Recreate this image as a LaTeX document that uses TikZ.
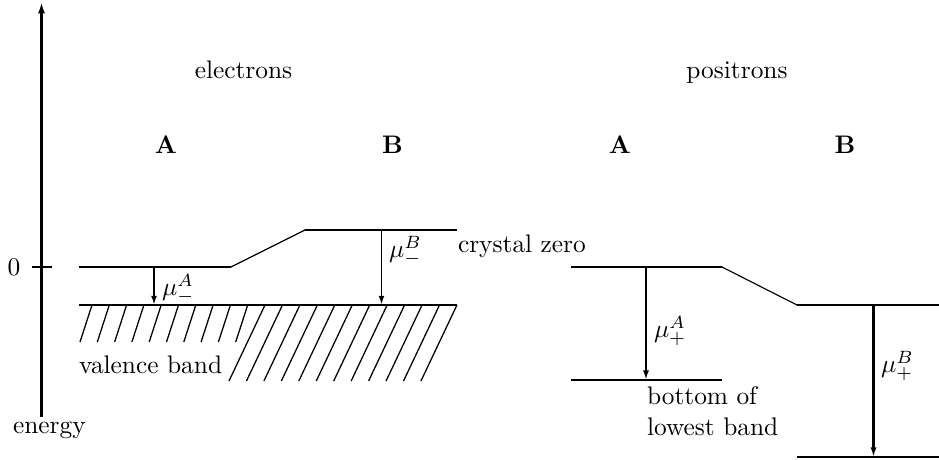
\documentclass[tikz,border=0pt]{standalone}
\usetikzlibrary{arrows.meta}
\begin{document}
\begin{tikzpicture}[x=0.394pt,y=-0.394pt,
  level/.style={line width=0.95pt},
  thinline/.style={line width=0.45pt},
  hatch/.style={line width=0.5pt},
  marrow/.style={line width=0.75pt,-{Latex[length=3.6pt,width=2.3pt]}},
  parrow/.style={line width=1pt,-{Latex[length=3.8pt,width=2.4pt]}},
  lbl/.style={inner sep=0pt,outer sep=0pt}]
\useasboundingbox (0,0) rectangle (939,459);
% energy axis
\coordinate (axb) at (41.5,417);
\coordinate (axt) at (41.5,2);
\draw[line width=1pt,-{Latex[length=4.5pt,width=2.8pt]}] (axb) -- (axt);
\coordinate (tl) at (32,267);
\coordinate (tr) at (52,267);
\draw[line width=1pt] (tl) -- (tr);
\node[lbl,anchor=base] (zero) at (14,275) {0};
\node[lbl,anchor=base west] (energy) at (13,433) {energy};
% headings
\node[lbl,anchor=base] (el) at (243.5,78) {electrons};
\node[lbl,anchor=base] (po) at (737,78) {positrons};
\node[lbl,anchor=base] (eA) at (166,153) {\bfseries A};
\node[lbl,anchor=base] (eB) at (392.5,153) {\bfseries B};
\node[lbl,anchor=base] (pA) at (620,153) {\bfseries A};
\node[lbl,anchor=base] (pB) at (845,153) {\bfseries B};
% electrons levels
\coordinate (eA0) at (79,267);
\coordinate (eA1) at (231,267);
\coordinate (eB0) at (305,230);
\coordinate (eB1) at (457,230);
\coordinate (vb0) at (79,305);
\coordinate (vb1) at (457,305);
\draw[level] (eA0) -- (eA1);
\draw[thinline] (eA1) -- (eB0);
\draw[level] (eB0) -- (eB1);
\draw[level] (vb0) -- (vb1);
\coordinate (muAt) at (154,267);
\coordinate (muAb) at (154,305);
\coordinate (muBt) at (381.5,230);
\coordinate (muBb) at (381.5,305);
\draw[marrow] (muAt) -- (muAb);
\draw[marrow] (muBt) -- (muBb);
\node[lbl,anchor=west] (lmA) at (162,289) {$\mu_-^A$};
\node[lbl,anchor=west] (lmB) at (389,251) {$\mu_-^B$};
\node[lbl,anchor=base west] (cz) at (458,252) {crystal zero};
% hatching
\foreach \i in {0,...,9}{
  \draw[hatch] ({92+\i*17.3},305) -- ({80+\i*17.3},342);
}
\foreach \j in {0,...,11}{
  \draw[hatch] ({265+\j*17.45},305) -- ({229+\j*17.45},381);
}
\node[lbl,anchor=base west] (vb) at (79,373) {valence band};
% positrons levels
\coordinate (pA0) at (571,267);
\coordinate (pA1) at (722,267);
\coordinate (pB0) at (797,305);
\coordinate (pB1) at (939,305);
\coordinate (pAb0) at (571,380);
\coordinate (pAb1) at (722,380);
\coordinate (pBb0) at (797,457);
\coordinate (pBb1) at (939,457);
\draw[level] (pA0) -- (pA1);
\draw[thinline] (pA1) -- (pB0);
\draw[level] (pB0) -- (pB1);
\draw[level] (pAb0) -- (pAb1);
\draw[level] (pBb0) -- (pBb1);
\coordinate (mpAt) at (646,267);
\coordinate (mpAb) at (646,380);
\coordinate (mpBt) at (873.5,305);
\coordinate (mpBb) at (873.5,457);
\draw[parrow] (mpAt) -- (mpAb);
\draw[parrow] (mpBt) -- (mpBb);
\node[lbl,anchor=west] (lpA) at (654,331) {$\mu_+^A$};
\node[lbl,anchor=west] (lpB) at (881,366) {$\mu_+^B$};
\node[lbl,anchor=base west] (bo1) at (647,404) {bottom of};
\node[lbl,anchor=base west] (bo2) at (647,435) {lowest band};
\end{tikzpicture}
\end{document}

※ ※ ※

> [What is needed]: Ignore the images and quote every line of the listing exactly.

> [Response to the exercise]:
Recreate this image as a LaTeX document that uses TikZ.
\documentclass[tikz,border=0pt]{standalone}
\usetikzlibrary{arrows.meta}
\begin{document}
\begin{tikzpicture}[x=0.394pt,y=-0.394pt,
  level/.style={line width=0.95pt},
  thinline/.style={line width=0.45pt},
  hatch/.style={line width=0.5pt},
  marrow/.style={line width=0.75pt,-{Latex[length=3.6pt,width=2.3pt]}},
  parrow/.style={line width=1pt,-{Latex[length=3.8pt,width=2.4pt]}},
  lbl/.style={inner sep=0pt,outer sep=0pt}]
\useasboundingbox (0,0) rectangle (939,459);
% energy axis
\coordinate (axb) at (41.5,417);
\coordinate (axt) at (41.5,2);
\draw[line width=1pt,-{Latex[length=4.5pt,width=2.8pt]}] (axb) -- (axt);
\coordinate (tl) at (32,267);
\coordinate (tr) at (52,267);
\draw[line width=1pt] (tl) -- (tr);
\node[lbl,anchor=base] (zero) at (14,275) {0};
\node[lbl,anchor=base west] (energy) at (13,433) {energy};
% headings
\node[lbl,anchor=base] (el) at (243.5,78) {electrons};
\node[lbl,anchor=base] (po) at (737,78) {positrons};
\node[lbl,anchor=base] (eA) at (166,153) {\bfseries A};
\node[lbl,anchor=base] (eB) at (392.5,153) {\bfseries B};
\node[lbl,anchor=base] (pA) at (620,153) {\bfseries A};
\node[lbl,anchor=base] (pB) at (845,153) {\bfseries B};
% electrons levels
\coordinate (eA0) at (79,267);
\coordinate (eA1) at (231,267);
\coordinate (eB0) at (305,230);
\coordinate (eB1) at (457,230);
\coordinate (vb0) at (79,305);
\coordinate (vb1) at (457,305);
\draw[level] (eA0) -- (eA1);
\draw[thinline] (eA1) -- (eB0);
\draw[level] (eB0) -- (eB1);
\draw[level] (vb0) -- (vb1);
\coordinate (muAt) at (154,267);
\coordinate (muAb) at (154,305);
\coordinate (muBt) at (381.5,230);
\coordinate (muBb) at (381.5,305);
\draw[marrow] (muAt) -- (muAb);
\draw[marrow] (muBt) -- (muBb);
\node[lbl,anchor=west] (lmA) at (162,289) {$\mu_-^A$};
\node[lbl,anchor=west] (lmB) at (389,251) {$\mu_-^B$};
\node[lbl,anchor=base west] (cz) at (458,252) {crystal zero};
% hatching
\foreach \i in {0,...,9}{
  \draw[hatch] ({92+\i*17.3},305) -- ({80+\i*17.3},342);
}
\foreach \j in {0,...,11}{
  \draw[hatch] ({265+\j*17.45},305) -- ({229+\j*17.45},381);
}
\node[lbl,anchor=base west] (vb) at (79,373) {valence band};
% positrons levels
\coordinate (pA0) at (571,267);
\coordinate (pA1) at (722,267);
\coordinate (pB0) at (797,305);
\coordinate (pB1) at (939,305);
\coordinate (pAb0) at (571,380);
\coordinate (pAb1) at (722,380);
\coordinate (pBb0) at (797,457);
\coordinate (pBb1) at (939,457);
\draw[level] (pA0) -- (pA1);
\draw[thinline] (pA1) -- (pB0);
\draw[level] (pB0) -- (pB1);
\draw[level] (pAb0) -- (pAb1);
\draw[level] (pBb0) -- (pBb1);
\coordinate (mpAt) at (646,267);
\coordinate (mpAb) at (646,380);
\coordinate (mpBt) at (873.5,305);
\coordinate (mpBb) at (873.5,457);
\draw[parrow] (mpAt) -- (mpAb);
\draw[parrow] (mpBt) -- (mpBb);
\node[lbl,anchor=west] (lpA) at (654,331) {$\mu_+^A$};
\node[lbl,anchor=west] (lpB) at (881,366) {$\mu_+^B$};
\node[lbl,anchor=base west] (bo1) at (647,404) {bottom of};
\node[lbl,anchor=base west] (bo2) at (647,435) {lowest band};
\end{tikzpicture}
\end{document}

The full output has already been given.